Jugendsprache--langue des jeunes--Youth Language: Linguistische und soziolinguistische Perspektiven Edited by Jannis K. Androutsopoulos and Arno Scholz Frankfurt am Main: Peter Lang, 1998. Pp. xiii + 328

Recent years have seen a growth in interest internationally in the language of young people. Youth language has long been viewed as an important parameter of language variation--alongside region, ethnicity, class, gender, and so on--yet academic attention to the phenomenon has been mostly confined to the study of slang or neologism. Nevertheless, some linguists, especially in Europe, have begun to consider this sociolinguistic theme as a new and independent field of research, stretching beyond slang or neologism. While their reasoning is perfectly justifiable in view of developing a more interdisciplinary approach to the phenomenon, for several reasons youth language is still not fully regarded as an established area of sociolinguistics--among them the general concentration on fieldwork at the expense of developing a more integrated theoretical framework or the rather isolated character of research, restricted to a given country and a given language. In any case, studies conducted in languages other than English have sometimes received little attention from the mainstream English-oriented sociolinguistic community. All these facts have hardly provided an ideal background for the development of the study of youth language.
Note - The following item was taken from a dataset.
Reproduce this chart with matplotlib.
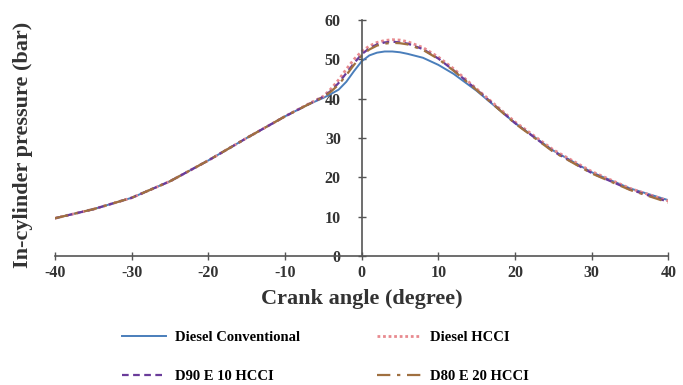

The volume edited by Jannis K. Androutsopoulos and Arno Scholz represents an important step to remedying this situation. The outcome of a colloquium held at the University of Heidelberg in 1997, it offers a fresh and comprehensive view on the subject. In the editors' own words, "The volume is an attempt to present the current spectrum of research on youth language and to document the interdisciplinary orientation that has come to be characteristic of this field. It shows that important research is carried out in languages other than English, which mainstream sociolinguistics can no longer afford to ignore" (xii). The volume is a collection of 16 papers by various authors, most of whom contributed to the colloquium. The interdisciplinary and multilingual nature of such a diverse collection makes the task of the reviewer especially difficult, as, given the confines of space, one [End Page 104] may decide either to concentrate on a handful of selected papers and ignore the rest, or to abandon a more in-depth analysis but comment on the most important ideas prevailing throughout the volume. Since the latter seems a more feasible option, I have decided to divide the 16 contributions into the main topical groups and outline the focal points of each paper. This division generally reflects the arrangement of papers in the collection.
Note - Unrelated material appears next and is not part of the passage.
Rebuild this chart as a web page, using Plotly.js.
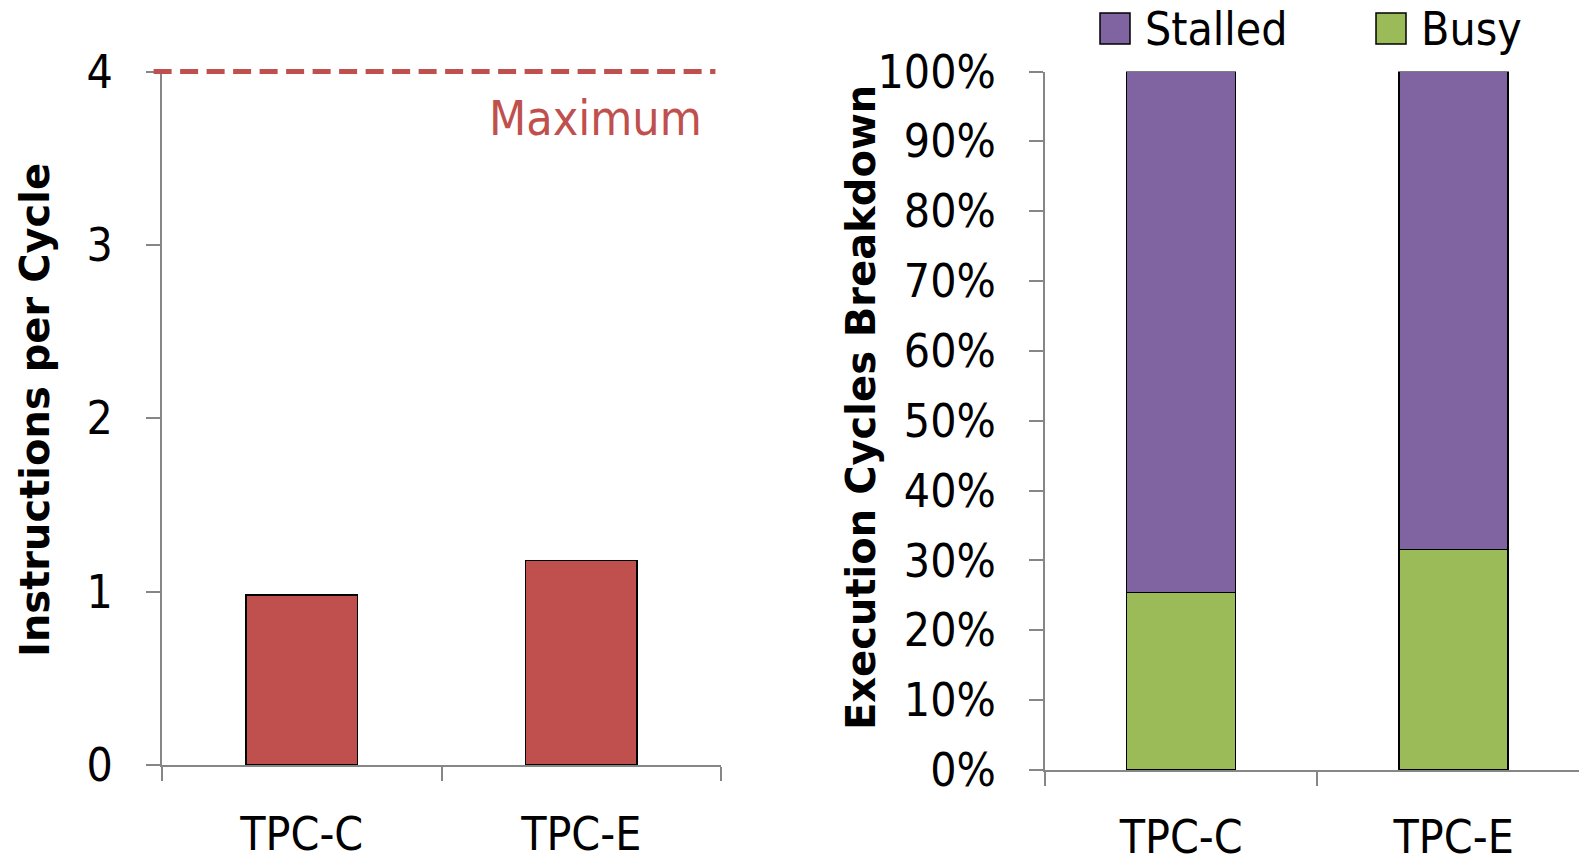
<!DOCTYPE html>
<html>
<head>
<meta charset="utf-8">
<script src="https://cdn.plot.ly/plotly-3.0.1.min.js"></script>
<style>
  html, body { margin: 0; padding: 0; background: #ffffff; }
  #chart { width: 1579px; height: 858px; }
</style>
</head>
<body>
<div id="chart"></div>
<script>
// Workloads
const workloads = ["TPC-C", "TPC-E"];

// Instructions per cycle, and the issue-width ceiling
const ipc = [0.98, 1.18];
const maxIPC = 4;
const ipcRange = [0, 4];
const ipcTicks = [0, 1, 2, 3, 4];

// Execution cycle breakdown (fractions of all cycles)
const busyShare = [0.254, 0.316];
const stalledShare = [0.746, 0.684];
const pctTicks = [0, 0.1, 0.2, 0.3, 0.4, 0.5, 0.6, 0.7, 0.8, 0.9, 1.0];

const RED = "#C0504D";
const PURPLE = "#8064A2";
const GREEN = "#9BBB59";
const AXIS = "#868686";
const NARROW = "Liberation Sans Narrow, DejaVu Sans Condensed, Arial Narrow, sans-serif";
const TICK_FONT = { family: NARROW, size: 46, color: "#000000" };
const TITLE_FONT = { family: "DejaVu Sans, Verdana, sans-serif", size: 40, color: "#000000", weight: 700 };

const traces = [
  {
    type: "bar", x: workloads, y: ipc, xaxis: "x", yaxis: "y",
    width: 0.4, name: "IPC",
    marker: { color: RED, line: { color: "#000000", width: 1.5 } },
    showlegend: false, hoverinfo: "x+y"
  },
  {
    type: "bar", x: workloads, y: busyShare, xaxis: "x2", yaxis: "y2",
    width: 0.4, name: "Busy",
    marker: { color: GREEN, line: { color: "#000000", width: 1.5 } },
    showlegend: false
  },
  {
    type: "bar", x: workloads, y: stalledShare, xaxis: "x2", yaxis: "y2",
    width: 0.4, name: "Stalled",
    marker: { color: PURPLE, line: { color: "#000000", width: 1.5 } },
    showlegend: false
  }
];

const xCommon = {
  type: "category", showgrid: false, zeroline: false,
  showline: true, linecolor: AXIS, linewidth: 2,
  ticks: "outside", tickson: "boundaries", ticklen: 14, tickcolor: AXIS, tickwidth: 2,
  tickfont: TICK_FONT, ticklabelstandoff: 28, fixedrange: true
};
const yCommon = {
  showgrid: false, zeroline: false,
  showline: true, linecolor: AXIS, linewidth: 2,
  ticks: "outside", ticklen: 14, tickcolor: AXIS, tickwidth: 2,
  tickfont: TICK_FONT, ticklabelstandoff: 24, fixedrange: true
};

// Legend swatches and labels for the stacked chart
const legendItems = [
  { label: "Stalled", color: PURPLE, x0: 1100 / 1579, x1: 1130 / 1579, tx: 1143 / 1579 },
  { label: "Busy", color: GREEN, x0: 1376 / 1579, x1: 1406 / 1579, tx: 1419 / 1579 }
];

// The ceiling line is placed in the y axis' domain units so it is not clipped at the plot edge
const maxFrac = (maxIPC - ipcRange[0]) / (ipcRange[1] - ipcRange[0]);

const shapes = [
  {
    type: "line", xref: "x domain", yref: "y domain",
    x0: -0.015, x1: 0.99, y0: maxFrac, y1: maxFrac,
    line: { color: RED, width: 5, dash: "18px,8.5px" }
  }
].concat(legendItems.map(it => ({
  type: "rect", xref: "paper", yref: "paper",
  x0: it.x0, x1: it.x1, y0: 1 - 44 / 858, y1: 1 - 13 / 858,
  fillcolor: it.color, line: { color: "#000000", width: 1.5 }
})));

const annotations = [
  {
    xref: "x domain", yref: "y", x: 0.97, y: 3.73,
    xanchor: "right", yanchor: "middle", showarrow: false,
    text: "Maximum",
    font: { family: NARROW, size: 48, color: RED }
  },
  {
    xref: "paper", yref: "paper", x: 35 / 1579, y: 1 - 410 / 858,
    xanchor: "center", yanchor: "middle", showarrow: false, textangle: -90,
    text: "Instructions per Cycle", font: TITLE_FONT
  },
  {
    xref: "paper", yref: "paper", x: 861 / 1579, y: 1 - 408 / 858,
    xanchor: "center", yanchor: "middle", showarrow: false, textangle: -90,
    text: "Execution Cycles Breakdown", font: TITLE_FONT
  }
].concat(legendItems.map(it => ({
  xref: "paper", yref: "paper", x: it.tx, y: 1 - 29 / 858,
  xanchor: "left", yanchor: "middle", showarrow: false,
  text: it.label, font: TICK_FONT
})));

const layout = {
  width: 1579, height: 858,
  margin: { l: 0, r: 0, t: 0, b: 0 },
  paper_bgcolor: "#ffffff", plot_bgcolor: "#ffffff",
  barmode: "stack", showlegend: false,
  xaxis: Object.assign({}, xCommon, {
    domain: [162 / 1579, 721 / 1579], range: [-0.5, 1.5], anchor: "y"
  }),
  yaxis: Object.assign({}, yCommon, {
    domain: [93 / 858, 786.5 / 858], range: ipcRange, anchor: "x",
    tickvals: ipcTicks
  }),
  xaxis2: Object.assign({}, xCommon, {
    domain: [1045 / 1579, 1], range: [-0.5, 1.46], anchor: "y2",
    ticklabelstandoff: 26
  }),
  yaxis2: Object.assign({}, yCommon, {
    domain: [88 / 858, 786.5 / 858], range: [0, 1], anchor: "x2",
    tickvals: pctTicks, tickformat: ".0%"
  }),
  shapes: shapes,
  annotations: annotations
};

Plotly.newPlot("chart", traces, layout, { staticPlot: true, displayModeBar: false });
</script>
</body>
</html>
The first set of papers addresses theoretical and methodological aspects of research on youth language. "Forschungsperspektiven auf Jugendsprache: Ein integrativer Überblick" (1-34), by Jannis K. Androutsopoulos, offers a handsome theoretical framework of youth language based on the interplay between three research perspectives: correlative sociolinguistics, traditional (lexical) slang studies, and interactional sociolinguistics (the ethnography of speaking). The author shows the interrelations of numerous features of youth language and demonstrates how his integrative analysis could improve our understanding of the phenomenon. "Methodological Problems of the Sociolinguistic Study of Youth Slang: Paris Teenagers' Argot Commun" (49-57), by Dávid Szabó, discusses methodological problems of data collection, drawing on the author's own experience as a field-worker. It gives a step-by-step account of his recordings-based survey on argot commun 'popular slang' in Paris vocational schools and contains many insightful comments on the methodology of youth slang studies. "Ein italienisches Jugendsprachewörterbuch der Mikrodiachronie: Der Dizionario della Lingua Parlata dei Giovanni 1982-1992" (59-70), by Edgar Radtke, analyzes several methodological issues of data collection and lexicographic presentation pertaining to his dictionary of youth slang, based on a corpus of interviews. By using a special system of notations, the author demonstrates how a dictionary can reveal the discrepancies between two spoken and written vocabularies.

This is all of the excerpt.